**** Dataset content
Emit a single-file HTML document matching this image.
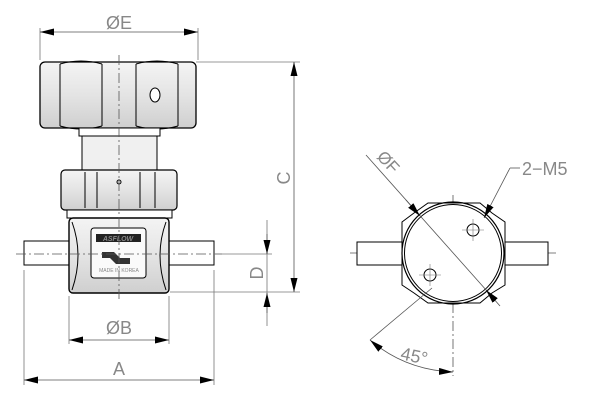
<!DOCTYPE html>
<html><head><style>
html,body{margin:0;padding:0;background:#fff;}
svg{display:block;}
text{font-family:"Liberation Sans",sans-serif;fill:#888;}
</style></head><body>
<svg width="600" height="420" viewBox="0 0 600 420" xmlns="http://www.w3.org/2000/svg">
<defs>
<marker id="ar" viewBox="0 0 10 10" refX="10" refY="5" markerWidth="14" markerHeight="7" orient="auto-start-reverse" markerUnits="userSpaceOnUse" preserveAspectRatio="none"><path d="M0,0 L10,5 L0,10z" fill="#000"/></marker>
<linearGradient id="g" x1="0" y1="0" x2="0" y2="1"><stop offset="0" stop-color="#f4f4f4"/><stop offset="0.5" stop-color="#e4e4e4"/><stop offset="1" stop-color="#cfcfcf"/></linearGradient>
</defs>
<g stroke="#000" fill="none" stroke-width="1">
<rect x="40" y="62" width="156" height="66" rx="5" fill="url(#g)" stroke-width="1.3"/>
<path d="M60,64 Q81,58 102,64 M60,126 Q81,132 102,126 M136,64 Q157,58 178,64 M136,126 Q157,132 178,126" />
<line x1="60" y1="64" x2="60" y2="126"/><line x1="178" y1="64" x2="178" y2="126"/>
<line x1="102" y1="64" x2="102" y2="126"/><line x1="136" y1="64" x2="136" y2="126"/>
<ellipse cx="155" cy="95" rx="5" ry="7" fill="#fff"/>
<rect x="79" y="128" width="81" height="8" fill="#fff"/>
<rect x="82" y="136" width="75" height="34" fill="#f0f0f0"/>
<rect x="61" y="170" width="116" height="40" rx="4" fill="url(#g)" stroke-width="1.2"/>
<line x1="85" y1="172" x2="85" y2="208"/><line x1="97" y1="172" x2="97" y2="208"/>
<line x1="140" y1="172" x2="140" y2="208"/><line x1="155" y1="172" x2="155" y2="208"/>
<circle cx="119" cy="182" r="2"/>
<rect x="67" y="210" width="105" height="8" fill="#fff"/>
<rect x="24" y="241" width="45" height="24" fill="#fff"/>
<rect x="169" y="241" width="45" height="24" fill="#fff"/>
<rect x="69" y="218" width="100" height="75" rx="4" fill="url(#g)" stroke-width="1.4"/>
<path d="M72,222 Q84,255 72,290 M166,222 Q154,255 166,290"/>
<rect x="91" y="228" width="55" height="50" rx="3" fill="#fafafa"/>
<rect x="96" y="234" width="45" height="8" fill="#222" stroke="none"/>
<path d="M102,252 l12,0 l6,6 l10,0 l0,6 l-14,0 l-6,-6 l-8,0z" fill="#333" stroke="none"/>
</g>
<text x="119" y="272" font-size="5" text-anchor="middle" fill="#333">MADE IN KOREA</text>
<text x="118" y="241" font-size="7" text-anchor="middle" fill="#fff" font-weight="bold" font-style="italic">ASFLOW</text>
<g stroke="#555" stroke-width="0.8" stroke-dasharray="10,3,2,3" fill="none">
<line x1="119" y1="55" x2="119" y2="300"/>
<line x1="16" y1="254" x2="222" y2="254"/>
<line x1="350" y1="253" x2="556" y2="253"/>
<line x1="453" y1="195" x2="453" y2="376"/>
<circle cx="453" cy="253" r="31"/>
</g>
<g stroke="#777" stroke-width="0.8" fill="none">
<line x1="40" y1="28" x2="40" y2="60"/><line x1="198" y1="28" x2="198" y2="60"/>
<line x1="196" y1="62" x2="300" y2="62"/><line x1="170" y1="292" x2="300" y2="292"/>
<line x1="214" y1="254" x2="272" y2="254"/>
<line x1="267" y1="220" x2="267" y2="326"/>
<line x1="69" y1="296" x2="69" y2="344"/><line x1="169" y1="296" x2="169" y2="344"/>
<line x1="24" y1="270" x2="24" y2="385"/><line x1="214" y1="270" x2="214" y2="385"/>
</g>
<g stroke="#555" stroke-width="0.8" fill="none">
<line x1="40" y1="32" x2="198" y2="32" marker-start="url(#ar)" marker-end="url(#ar)"/>
<line x1="294" y1="62" x2="294" y2="292" marker-start="url(#ar)" marker-end="url(#ar)"/>
<line x1="267" y1="234" x2="267" y2="254" marker-end="url(#ar)"/>
<line x1="267" y1="313" x2="267" y2="293" marker-end="url(#ar)"/>
<line x1="69" y1="340" x2="169" y2="340" marker-start="url(#ar)" marker-end="url(#ar)"/>
<line x1="24" y1="380" x2="214" y2="380" marker-start="url(#ar)" marker-end="url(#ar)"/>
</g>
<text x="119" y="29" font-size="18" text-anchor="middle">ØE</text>
<text x="119" y="334" font-size="18" text-anchor="middle">ØB</text>
<text x="119" y="375" font-size="18" text-anchor="middle">A</text>
<text transform="translate(290,178) rotate(-90)" font-size="18" text-anchor="middle">C</text>
<text transform="translate(263,273) rotate(-90)" font-size="18" text-anchor="middle">D</text>
<g stroke="#000" fill="none" stroke-width="1">
<rect x="357" y="242" width="45" height="23" fill="#fff"/>
<rect x="505" y="242" width="43" height="23" fill="#fff"/>
<polygon points="428,203 480,203 492,213 505,222 505,285 492,293 480,303 428,303 414,293 402,285 402,222 414,213" fill="#fff"/>
<circle cx="453" cy="253" r="51" stroke-width="1.2"/>
<circle cx="453" cy="253" r="48.5"/>
<circle cx="473" cy="230" r="6" fill="#fff"/>
<circle cx="430" cy="275" r="6" fill="#fff"/>
</g>
<g stroke="#777" stroke-width="0.6">
<line x1="462" y1="230" x2="484" y2="230"/><line x1="473" y1="219" x2="473" y2="241"/>
<line x1="419" y1="275" x2="441" y2="275"/><line x1="430" y1="264" x2="430" y2="286"/>
</g>
<g stroke="#555" stroke-width="0.8" fill="none">
<line x1="366" y1="155" x2="495" y2="300"/>
<line x1="420" y1="216" x2="406" y2="200" marker-start="url(#ar)"/>
<line x1="486" y1="290" x2="500" y2="306" marker-start="url(#ar)"/>
<line x1="484" y1="218" x2="510" y2="168" marker-start="url(#ar)"/>
<line x1="510" y1="168" x2="520" y2="168"/>
<line x1="432" y1="288" x2="370" y2="340"/>
<path d="M370,340 Q405,370 453,372" marker-start="url(#ar)" marker-end="url(#ar)"/>
</g>
<text transform="translate(384,166) rotate(47)" font-size="17" text-anchor="middle">ØF</text>
<text x="522" y="175" font-size="18">2−M5</text>
<text transform="translate(413,362) rotate(12)" font-size="18" text-anchor="middle">45°</text>
</svg>
</body></html>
********
Leave out the pictures and copy the rest of the material above exactly.

Reply to the task –
Emit a single-file HTML document matching this image.
<!DOCTYPE html>
<html><head><style>
html,body{margin:0;padding:0;background:#fff;}
svg{display:block;}
text{font-family:"Liberation Sans",sans-serif;fill:#888;}
</style></head><body>
<svg width="600" height="420" viewBox="0 0 600 420" xmlns="http://www.w3.org/2000/svg">
<defs>
<marker id="ar" viewBox="0 0 10 10" refX="10" refY="5" markerWidth="14" markerHeight="7" orient="auto-start-reverse" markerUnits="userSpaceOnUse" preserveAspectRatio="none"><path d="M0,0 L10,5 L0,10z" fill="#000"/></marker>
<linearGradient id="g" x1="0" y1="0" x2="0" y2="1"><stop offset="0" stop-color="#f4f4f4"/><stop offset="0.5" stop-color="#e4e4e4"/><stop offset="1" stop-color="#cfcfcf"/></linearGradient>
</defs>
<g stroke="#000" fill="none" stroke-width="1">
<rect x="40" y="62" width="156" height="66" rx="5" fill="url(#g)" stroke-width="1.3"/>
<path d="M60,64 Q81,58 102,64 M60,126 Q81,132 102,126 M136,64 Q157,58 178,64 M136,126 Q157,132 178,126" />
<line x1="60" y1="64" x2="60" y2="126"/><line x1="178" y1="64" x2="178" y2="126"/>
<line x1="102" y1="64" x2="102" y2="126"/><line x1="136" y1="64" x2="136" y2="126"/>
<ellipse cx="155" cy="95" rx="5" ry="7" fill="#fff"/>
<rect x="79" y="128" width="81" height="8" fill="#fff"/>
<rect x="82" y="136" width="75" height="34" fill="#f0f0f0"/>
<rect x="61" y="170" width="116" height="40" rx="4" fill="url(#g)" stroke-width="1.2"/>
<line x1="85" y1="172" x2="85" y2="208"/><line x1="97" y1="172" x2="97" y2="208"/>
<line x1="140" y1="172" x2="140" y2="208"/><line x1="155" y1="172" x2="155" y2="208"/>
<circle cx="119" cy="182" r="2"/>
<rect x="67" y="210" width="105" height="8" fill="#fff"/>
<rect x="24" y="241" width="45" height="24" fill="#fff"/>
<rect x="169" y="241" width="45" height="24" fill="#fff"/>
<rect x="69" y="218" width="100" height="75" rx="4" fill="url(#g)" stroke-width="1.4"/>
<path d="M72,222 Q84,255 72,290 M166,222 Q154,255 166,290"/>
<rect x="91" y="228" width="55" height="50" rx="3" fill="#fafafa"/>
<rect x="96" y="234" width="45" height="8" fill="#222" stroke="none"/>
<path d="M102,252 l12,0 l6,6 l10,0 l0,6 l-14,0 l-6,-6 l-8,0z" fill="#333" stroke="none"/>
</g>
<text x="119" y="272" font-size="5" text-anchor="middle" fill="#333">MADE IN KOREA</text>
<text x="118" y="241" font-size="7" text-anchor="middle" fill="#fff" font-weight="bold" font-style="italic">ASFLOW</text>
<g stroke="#555" stroke-width="0.8" stroke-dasharray="10,3,2,3" fill="none">
<line x1="119" y1="55" x2="119" y2="300"/>
<line x1="16" y1="254" x2="222" y2="254"/>
<line x1="350" y1="253" x2="556" y2="253"/>
<line x1="453" y1="195" x2="453" y2="376"/>
<circle cx="453" cy="253" r="31"/>
</g>
<g stroke="#777" stroke-width="0.8" fill="none">
<line x1="40" y1="28" x2="40" y2="60"/><line x1="198" y1="28" x2="198" y2="60"/>
<line x1="196" y1="62" x2="300" y2="62"/><line x1="170" y1="292" x2="300" y2="292"/>
<line x1="214" y1="254" x2="272" y2="254"/>
<line x1="267" y1="220" x2="267" y2="326"/>
<line x1="69" y1="296" x2="69" y2="344"/><line x1="169" y1="296" x2="169" y2="344"/>
<line x1="24" y1="270" x2="24" y2="385"/><line x1="214" y1="270" x2="214" y2="385"/>
</g>
<g stroke="#555" stroke-width="0.8" fill="none">
<line x1="40" y1="32" x2="198" y2="32" marker-start="url(#ar)" marker-end="url(#ar)"/>
<line x1="294" y1="62" x2="294" y2="292" marker-start="url(#ar)" marker-end="url(#ar)"/>
<line x1="267" y1="234" x2="267" y2="254" marker-end="url(#ar)"/>
<line x1="267" y1="313" x2="267" y2="293" marker-end="url(#ar)"/>
<line x1="69" y1="340" x2="169" y2="340" marker-start="url(#ar)" marker-end="url(#ar)"/>
<line x1="24" y1="380" x2="214" y2="380" marker-start="url(#ar)" marker-end="url(#ar)"/>
</g>
<text x="119" y="29" font-size="18" text-anchor="middle">ØE</text>
<text x="119" y="334" font-size="18" text-anchor="middle">ØB</text>
<text x="119" y="375" font-size="18" text-anchor="middle">A</text>
<text transform="translate(290,178) rotate(-90)" font-size="18" text-anchor="middle">C</text>
<text transform="translate(263,273) rotate(-90)" font-size="18" text-anchor="middle">D</text>
<g stroke="#000" fill="none" stroke-width="1">
<rect x="357" y="242" width="45" height="23" fill="#fff"/>
<rect x="505" y="242" width="43" height="23" fill="#fff"/>
<polygon points="428,203 480,203 492,213 505,222 505,285 492,293 480,303 428,303 414,293 402,285 402,222 414,213" fill="#fff"/>
<circle cx="453" cy="253" r="51" stroke-width="1.2"/>
<circle cx="453" cy="253" r="48.5"/>
<circle cx="473" cy="230" r="6" fill="#fff"/>
<circle cx="430" cy="275" r="6" fill="#fff"/>
</g>
<g stroke="#777" stroke-width="0.6">
<line x1="462" y1="230" x2="484" y2="230"/><line x1="473" y1="219" x2="473" y2="241"/>
<line x1="419" y1="275" x2="441" y2="275"/><line x1="430" y1="264" x2="430" y2="286"/>
</g>
<g stroke="#555" stroke-width="0.8" fill="none">
<line x1="366" y1="155" x2="495" y2="300"/>
<line x1="420" y1="216" x2="406" y2="200" marker-start="url(#ar)"/>
<line x1="486" y1="290" x2="500" y2="306" marker-start="url(#ar)"/>
<line x1="484" y1="218" x2="510" y2="168" marker-start="url(#ar)"/>
<line x1="510" y1="168" x2="520" y2="168"/>
<line x1="432" y1="288" x2="370" y2="340"/>
<path d="M370,340 Q405,370 453,372" marker-start="url(#ar)" marker-end="url(#ar)"/>
</g>
<text transform="translate(384,166) rotate(47)" font-size="17" text-anchor="middle">ØF</text>
<text x="522" y="175" font-size="18">2−M5</text>
<text transform="translate(413,362) rotate(12)" font-size="18" text-anchor="middle">45°</text>
</svg>
</body></html>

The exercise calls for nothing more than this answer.